Selective, Interpretable, and Motion Consistent Privacy Attribute Obfuscation for Action Recognition

Filip Ilic, He Zhao, Thomas Pock, Richard Wildes 2024 Conference on Computer Vision and Pattern Recognition

Code Paper

The goal is to hide privacy relevant attributes without action recognition performance dropping. We show that it is not necessary to train action recognition and privacy networks in an adversarial fashion for effective obfuscation of privacy attributes while maintaining strong action recognition performance. We show that a system based on local privacy templates, deep features that capture template semantics and selective noise obfuscation that is animated with source video motion can uphold privacy without hindering action recognition. Our approach is unique compared to alternative recent approaches in terms of interpretability.

Overview

alt text

Our method uses templates that we match with DINO-ViT features to find salient regions in video that we need to obfuscate. We create a template library of images, and spatial locations in these images \({\tau}_i \in \mathsf{T}\), which correspond to regions that ought to be obfuscated. In our particular usecase this means regions that can be used to infer labels pertaining to privacy (Skintone, Haircolor, Gender, …).

ViT-Tokens: Manually Selected Template Features

We use the keys of a DINO-ViT as the feature descriptors, as they accumulate contextual and semantic meaning, as depth increases in the Vision Transformer.

Saliency Computation

To decide how strong a particular patch needs to be obfuscated we use the (positive) cosine similarity between the templates and the image patches.
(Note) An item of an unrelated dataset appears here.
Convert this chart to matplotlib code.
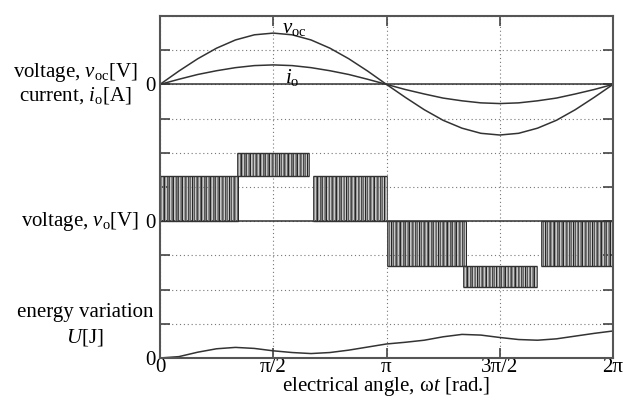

\[s_j = \frac{1}{|\tilde{\mathsf{T}}|} \sum_{i=1}^{|\tilde{\mathsf{T}}|} \max\left(0, \frac{ \langle \mathsf{K}(\tau_i), \mathsf{K}(I_j)\rangle}{\|\mathsf{K}(\tau_i)\|\|\mathsf{K}(I_j)\|}\right), \forall j \in \{1,..., m\}\]

The resulting saliency map is then bilinearly upscaled, to be of the same dimension as the input image. This process ensures that only targeted areas are obscured, thus preserving the, often critical, context for action recognition.

Saliency Maps of individual templates matched across 4 input videos

These maps highlight the regions that match our privacy-sensitive attributes, effectively pinpointing where obfuscation is needed.

Temporally Consistent Masking

Once we’ve identified these regions, we overlay temporally consistent noise on the input video, guided by the saliency maps.The key here is to maintain the integrity of the video’s motion and overall context, crucial for action recognition, while effectively masking personal attributes.

Examples of such temporally consistent noise are found on the project page of our previous work. Below we show examples of input video, motion consistent noise, the saliency maps, and the final masked output that is used in the action recognition networks.

Examples of intermediate results, and the final obfuscated output.

❮ ❯

Results

We compare across 11 Action Reocgnition, and 6 Privacy Attribute Classification architectures; We show across all three tested datasets (IPN, SBU, KTH) that our relatively simple approach of finding similarities and masking it with temporally consistent noise works quite well and outperforms other approaches that require training for each specific architecutre.